The big story in a nutshell is that Twitter lied and hasn’t fixed security flaws, negligently and catastrophically ignoring customer safety.
An FTC complaint [a decade ago] said far too many Twitter employees could access internal systems and user data, and the company agreed to set up a “comprehensive information security program that is reasonably designed to protect the security, privacy, confidentiality, and integrity of nonpublic consumer information.”
When Zatko testified in Congress that no such plan was in place, a third engineer still at the company told Twitter security executives that a program for tweeting as others was still widely available, and that he had tried to get it shut down or restricted years earlier. That issue was reopened, the complaint says, leading to the discovery of even deeper access that also would allow deletion of tweets or the restoration of tweets that had been deleted — something regular users can’t do on their own accounts.
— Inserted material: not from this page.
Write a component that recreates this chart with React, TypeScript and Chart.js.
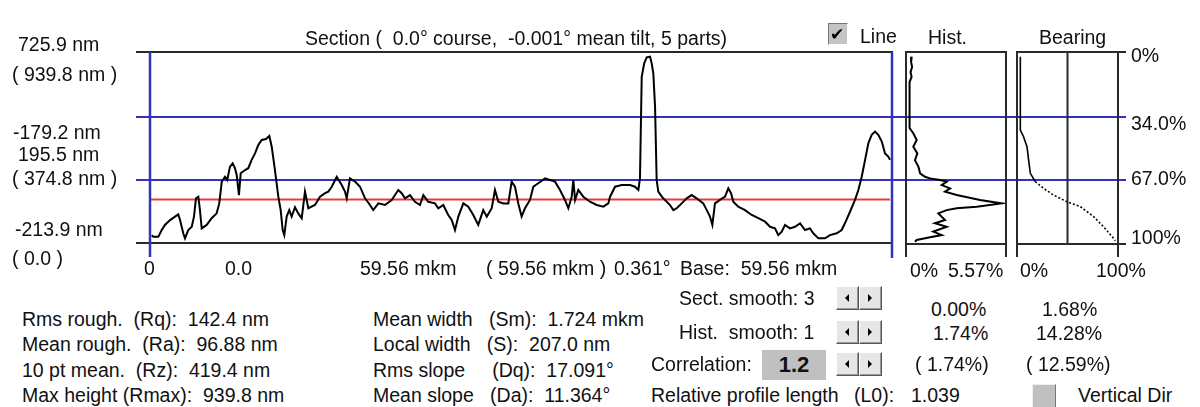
import React, { useEffect, useRef } from "react";
import { Chart, registerables } from "chart.js";
Chart.register(...registerables);

// ---------- data ----------
// profile section: position (mkm) and height (nm)
const profileX = [0.14,0.26,0.67,0.94,1.20,1.61,2.01,2.27,2.41,2.67,2.81,3.07,3.35,3.53,3.69,3.88,4.01,4.15,4.55,4.95,5.35,5.56,5.76,6.02,6.20,6.42,6.64,6.82,6.96,7.14,7.28,7.63,7.89,8.16,8.43,8.69,8.97,9.31,9.58,9.77,10.03,10.30,10.49,10.65,10.78,10.97,11.18,11.37,11.64,11.90,12.18,12.44,12.71,13.24,13.65,14.05,14.31,14.59,14.99,15.39,15.65,15.79,16.05,16.46,16.86,17.26,17.66,17.92,18.33,18.86,19.40,19.93,20.20,20.47,20.87,21.27,21.67,21.94,22.34,22.88,23.14,23.54,23.94,24.22,24.48,24.75,25.15,25.55,25.95,26.35,26.75,27.03,27.43,27.69,27.96,28.36,28.76,29.03,29.30,29.56,29.83,30.10,30.50,30.77,31.17,31.71,32.11,32.51,32.91,33.31,33.58,33.85,33.98,34.12,34.38,34.78,35.32,35.86,36.39,36.79,36.93,37.33,37.86,38.53,38.93,39.20,39.33,39.47,39.67,39.87,40.14,40.27,40.40,40.54,40.67,40.80,41.08,41.34,41.74,42.01,42.28,42.68,43.08,43.48,43.88,44.41,44.69,44.95,45.14,45.35,45.75,46.16,46.42,46.64,46.82,47.22,47.76,48.30,48.83,49.37,49.77,50.17,50.43,50.71,50.97,51.37,51.77,52.18,52.58,52.98,53.24,53.65,54.18,54.58,55.12,55.52,55.78,56.19,56.59,56.86,57.13,57.40,57.66,57.93,58.20,58.46,58.74,59.00,59.26,59.40];
const profileY = [-175,-183,-183,-150,-125,-101,-84,-73,-101,-166,-191,-150,-134,-84,6,14,-52,-142,-125,-92,-68,-19,88,112,96,162,178,154,121,22,129,145,154,195,227,268,293,298,313,260,145,14,-52,-150,-175,-84,-52,-84,-38,-68,-92,39,-43,-27,14,31,39,63,112,71,39,6,104,88,63,6,-27,-52,-19,-27,-2,47,31,6,22,-11,-27,22,-11,-19,-43,-27,-76,-101,-150,-84,-19,-35,-76,-125,-52,-84,-43,47,-11,-19,-19,88,63,-19,-84,-43,-2,63,80,104,96,88,47,-2,-43,14,96,-2,47,14,-11,-27,-35,-19,14,63,71,71,63,47,104,604,670,700,703,670,621,457,96,39,14,-2,-27,-52,-43,-19,6,22,6,-19,-52,-84,-125,-19,-2,14,55,31,-11,-35,-52,-76,-92,-109,-134,-142,-175,-158,-125,-142,-134,-117,-150,-142,-166,-191,-191,-175,-166,-150,-117,-60,-2,47,112,195,277,318,334,318,285,227,211,195];

// height histogram: height (nm) and frequency (%)
const histHeight = [703,677,652,627,603,578,352,326,293,260,227,194,162,129,112,104,96,88,71,55,39,22,-2,-19,-35,-43,-52,-68,-101,-117,-134,-158,-175,-186,-199,-208];
const histFreq = [0.19,0.15,0.21,0.12,0.18,0.06,0.06,0.28,0.48,0.28,0.52,0.38,0.58,0.68,0.97,1.27,1.86,2.25,1.96,2.45,2.15,2.84,4.22,5.50,4.02,2.84,2.25,1.76,2.15,1.56,2.25,1.46,1.96,1.27,0.48,0.38];

// bearing (Abbott) curve: height (nm) and bearing ratio (%)
const bearingHeight = [703,342,309,260,194,129,88,55,22,-11,-35,-84,-134,-191,-203];
const bearingRatio = [3.3,3.3,6.5,9.9,11.5,13.2,18.1,26.3,36.2,49.5,62.7,75.8,85.7,95.6,97.3];

const heightMin = -213.9;
const heightMax = 725.9;
const lengthMax = 59.56;
const meanLevel = 0;
const cutLevels = [34.0, 67.0]; // % depth from top
const histRange = [-0.15, 5.75];

// ---------- texts ----------
const title = "Section (  0.0° course,  -0.001° mean tilt, 5 parts)";
const leftLabels = ["725.9 nm", "( 939.8 nm )", "-179.2 nm", "195.5 nm", "( 374.8 nm )", "-213.9 nm", "( 0.0 )"];
const bottomLabels = ["0", "0.0", "59.56 mkm", "( 59.56 mkm )", "0.361°", "Base:  59.56 mkm"];
const rightLabels = ["0%", "34.0%", "67.0%", "100%"];
const histLabels = ["0%", "5.57%"];
const bearingLabels = ["0%", "100%"];
const statsCol1 = ["Rms rough.  (Rq):  142.4 nm", "Mean rough.  (Ra):  96.88 nm", "10 pt mean.  (Rz):  419.4 nm", "Max height (Rmax):  939.8 nm"];
const statsCol2 = ["Mean width   (Sm):  1.724 mkm", "Local width   (S):  207.0 nm", "Rms slope     (Dq):  17.091°", "Mean slope   (Da):  11.364°"];
const smoothLabels = ["Sect. smooth: 3", "Hist.  smooth: 1", "Correlation:"];
const correlationValue = "1.2";
const pctCol1 = ["0.00%", "1.74%", "( 1.74%)"];
const pctCol2 = ["1.68%", "14.28%", "( 12.59%)"];
const relLabel = ["Relative profile length", "(L0):", "1.039"];

const FONT = "'Liberation Sans', Arial, sans-serif";
const BLUE = "#3232b4";
const RED = "#e83c3c";
const FRAME = "#2a2a2a";
const W = 1200;
const H = 290;
const BOTTOM = 243;

function line(c: CanvasRenderingContext2D, x1: number, y1: number, x2: number, y2: number, color: string, w = 2) {
  c.save();
  c.strokeStyle = color;
  c.lineWidth = w;
  c.beginPath();
  c.moveTo(x1, y1);
  c.lineTo(x2, y2);
  c.stroke();
  c.restore();
}

const baseOptions = (padding: any, xMin: number, xMax: number): any => ({
  responsive: false,
  animation: false,
  events: [],
  layout: { padding },
  scales: {
    x: { type: "linear", display: false, min: xMin, max: xMax },
    y: { type: "linear", display: false, min: heightMin, max: heightMax },
  },
  plugins: { legend: { display: false }, tooltip: { enabled: false } },
});

const Txt = ({ x, y, s, size = 19.5, bold = false }: any) => (
  <div
    style={{
      position: "absolute",
      left: x,
      top: y,
      transform: "translateY(-50%)",
      whiteSpace: "pre",
      fontFamily: FONT,
      fontSize: size,
      fontWeight: bold ? 700 : 400,
      lineHeight: "22px",
      color: "#111",
    }}
  >
    {s}
  </div>
);

const Spin = ({ x, y, dir }: any) => (
  <div
    style={{
      position: "absolute",
      left: x,
      top: y,
      width: 21,
      height: 22,
      background: "#e6e6e6",
      borderStyle: "solid",
      borderWidth: 1,
      borderColor: "#fff #555 #555 #fff",
      boxShadow: "inset -1px -1px 0 #999",
    }}
  >
    <div
      style={{
        position: "absolute",
        left: 8,
        top: 7,
        width: 0,
        height: 0,
        borderTop: "4px solid transparent",
        borderBottom: "4px solid transparent",
        borderLeft: dir > 0 ? "4px solid #000" : undefined,
        borderRight: dir < 0 ? "4px solid #000" : undefined,
      }}
    />
  </div>
);

export default function App() {
  const pRef = useRef<HTMLCanvasElement>(null);
  const hRef = useRef<HTMLCanvasElement>(null);
  const bRef = useRef<HTMLCanvasElement>(null);

  useEffect(() => {
    document.body.style.margin = "0";
    const charts: Chart[] = [];

    const profilePlugin = {
      id: "profileFrame",
      beforeDatasetsDraw(chart: any) {
        const c = chart.ctx;
        const { left, right } = chart.chartArea;
        const ys = chart.scales.y;
        const ym = ys.getPixelForValue(meanLevel);
        line(c, left, ym, right - 2, ym, RED);
        cutLevels.forEach((p) => {
          const v = heightMax - (p / 100) * (heightMax - heightMin);
          const y = Math.round(ys.getPixelForValue(v));
          line(c, 136, y, 1126, y, BLUE);
        });
      },
      afterDatasetsDraw(chart: any) {
        const c = chart.ctx;
        const { left, right, top, bottom } = chart.chartArea;
        line(c, 136, top, right + 1, top, FRAME);
        line(c, 136, bottom, right - 1, bottom, FRAME);
        line(c, left, top, left, 257, BLUE, 2.5);
        line(c, right, top, right, 258, BLUE, 2.5);
      },
    };

    const histPlugin = {
      id: "histFrame",
      afterDatasetsDraw(chart: any) {
        const c = chart.ctx;
        const { left, right, top, bottom } = chart.chartArea;
        line(c, left, top, right, top, FRAME);
        line(c, left, bottom + 1, right, bottom + 1, FRAME);
        line(c, left, top - 1, left, 257, FRAME);
        line(c, right, top - 1, right, 257, FRAME);
      },
    };

    const bearingPlugin = {
      id: "bearingFrame",
      afterDatasetsDraw(chart: any) {
        const c = chart.ctx;
        const { left, right, top, bottom } = chart.chartArea;
        const xm = chart.scales.x.getPixelForValue(50);
        line(c, left, top, 1126, top, FRAME);
        line(c, left, bottom + 1, 1126, bottom + 1, FRAME);
        line(c, left, top - 1, left, 257, FRAME);
        line(c, right, top - 1, right, 257, FRAME);
        line(c, xm, top, xm, bottom, FRAME);
      },
    };

    if (pRef.current) {
      charts.push(
        new Chart(pRef.current, {
          type: "scatter",
          data: {
            datasets: [
              {
                data: profileX.map((x, i) => ({ x, y: profileY[i] })),
                showLine: true,
                borderColor: "#000",
                borderWidth: 2,
                pointRadius: 0,
                tension: 0,
              },
            ],
          },
          options: baseOptions({ left: 150, right: W - 892, top: 52, bottom: H - BOTTOM }, 0, lengthMax),
          plugins: [profilePlugin],
        } as any)
      );
    }
    if (hRef.current) {
      charts.push(
        new Chart(hRef.current, {
          type: "scatter",
          data: {
            datasets: [
              {
                data: histFreq.map((f, i) => ({ x: f, y: histHeight[i] })),
                showLine: true,
                borderColor: "#000",
                borderWidth: 2,
                pointRadius: 0,
                tension: 0,
              },
            ],
          },
          options: baseOptions({ left: 906, right: W - 1006, top: 52, bottom: H - BOTTOM }, histRange[0], histRange[1]),
          plugins: [histPlugin],
        } as any)
      );
    }
    if (bRef.current) {
      charts.push(
        new Chart(bRef.current, {
          type: "scatter",
          data: {
            datasets: [
              {
                data: bearingRatio.map((r, i) => ({ x: r, y: bearingHeight[i] })),
                showLine: true,
                borderColor: "#000",
                borderWidth: 1.6,
                pointRadius: 0,
                tension: 0,
                segment: {
                  borderDash: (ctx: any) => (ctx.p0.parsed.y < 110 ? [2, 2] : undefined),
                },
              },
            ],
          },
          options: baseOptions({ left: 1017, right: W - 1118, top: 52, bottom: H - BOTTOM }, 0, 100),
          plugins: [bearingPlugin],
        } as any)
      );
    }
    return () => charts.forEach((c) => c.destroy());
  }, []);

  const leftPos = [[18, 44], [12, 74], [13, 132], [18, 154], [12, 178], [15, 229], [12, 258]];
  const bottomX = [144, 225, 360, 486, 614, 680];
  const rightY = [55, 123, 178, 237];
  const rowY = [319, 344, 370, 395];
  const smoothY = [298, 332, 364];
  const smoothX = [679, 679, 651];
  const pctY = [309, 333, 364];
  const pct1X = [931, 933, 915];
  const pct2X = [1042, 1036, 1026];

  return (
    <div style={{ position: "absolute", left: 0, top: 0, width: W, height: 407, background: "#fff", overflow: "hidden" }}>
      <canvas ref={pRef} width={W} height={H} style={{ position: "absolute", left: 0, top: 0 }} />
      <canvas ref={hRef} width={W} height={H} style={{ position: "absolute", left: 0, top: 0 }} />
      <canvas ref={bRef} width={W} height={H} style={{ position: "absolute", left: 0, top: 0 }} />

      <Txt x={305} y={38} s={title} />
      <div
        style={{
          position: "absolute",
          left: 828,
          top: 23,
          width: 18,
          height: 20,
          background: "#c4c4c4",
          borderStyle: "solid",
          borderWidth: 1,
          borderColor: "#777 #fff #fff #777",
        }}
      >
        <div style={{ position: "absolute", left: 1, top: -1, fontFamily: "'DejaVu Sans'", fontSize: 17, lineHeight: "22px", color: "#000" }}>✔</div>
      </div>
      <Txt x={860} y={36} s="Line" />
      <Txt x={928} y={37} s="Hist." />
      <Txt x={1039} y={37} s="Bearing" />

      {leftLabels.map((s, i) => (
        <Txt key={"l" + i} x={leftPos[i][0]} y={leftPos[i][1]} s={s} />
      ))}
      {bottomLabels.map((s, i) => (
        <Txt key={"b" + i} x={bottomX[i]} y={268} s={s} />
      ))}
      {rightLabels.map((s, i) => (
        <Txt key={"r" + i} x={1131} y={rightY[i]} s={s} />
      ))}
      <Txt x={910} y={270} s={histLabels[0]} />
      <Txt x={948} y={270} s={histLabels[1]} />
      <Txt x={1020} y={270} s={bearingLabels[0]} />
      <Txt x={1096} y={270} s={bearingLabels[1]} />

      {statsCol1.map((s, i) => (
        <Txt key={"c1" + i} x={22} y={rowY[i]} s={s} />
      ))}
      {statsCol2.map((s, i) => (
        <Txt key={"c2" + i} x={373} y={rowY[i]} s={s} />
      ))}
      {smoothLabels.map((s, i) => (
        <Txt key={"sm" + i} x={smoothX[i]} y={smoothY[i]} s={s} />
      ))}
      {smoothY.map((y, i) => (
        <React.Fragment key={"sp" + i}>
          <Spin x={836} y={y - 12} dir={-1} />
          <Spin x={859} y={y - 12} dir={1} />
        </React.Fragment>
      ))}
      <div
        style={{
          position: "absolute",
          left: 762,
          top: 350,
          width: 64,
          height: 30,
          background: "#c0c0c0",
          display: "flex",
          alignItems: "center",
          justifyContent: "center",
          fontFamily: FONT,
          fontWeight: 700,
          fontSize: 22,
          color: "#111",
        }}
      >
        {correlationValue}
      </div>
      {pctCol1.map((s, i) => (
        <Txt key={"p1" + i} x={pct1X[i]} y={pctY[i]} s={s} />
      ))}
      {pctCol2.map((s, i) => (
        <Txt key={"p2" + i} x={pct2X[i]} y={pctY[i]} s={s} />
      ))}
      <Txt x={651} y={395} s={relLabel[0]} />
      <Txt x={854} y={395} s={relLabel[1]} />
      <Txt x={911} y={395} s={relLabel[2]} />
      <div
        style={{
          position: "absolute",
          left: 1032,
          top: 384,
          width: 22,
          height: 22,
          background: "#c0c0c0",
          borderStyle: "solid",
          borderWidth: 1,
          borderColor: "#eee #777 #777 #eee",
        }}
      />
      <Txt x={1078} y={395} s="Vertical Dir" />
    </div>
  );
}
Though Twitter’s then-leaders had said the number of people who had access to such powerful tools had been cut in 2020, the new whistleblower complaint says the GodMode code remains on the laptop of any engineer who wants it. All they would have to do is change a line of the code from FALSE to TRUE and run it from a production machine that they could reach through an easily accessible communications protocol known as SSH.
“Twitter does not have the capability to log which, if any, engineers use or abuse GodMode,” the complaint says.
It’s very easy to log SSH. That’s kind of the point here. Twitter isn’t doing even the basics to protect its customers from itself.
Terrible company management of a horrible technical design while lying about it; what more could convince you to abandon ship?
It gets worse because there’s now allegedly both heavy internal and external threats from management to censor security experts and hide the slide.
The company’s current head of trust and safety, Ella Irwin, did not respond to an email seeking comment on the new claims. […] The whistleblower spoke with The Post on the condition of anonymity because other former employees have been threatened and harassed. …recently departed security staffers said in interviews with The Post that [customer safety and trust] has gotten much worse under Musk.
As I’ve written before, Irwin (after suspiciously fluffing her resume) was very publicly censored by the CEO after she tried to speak freely to external claims. Of course she didn’t respond.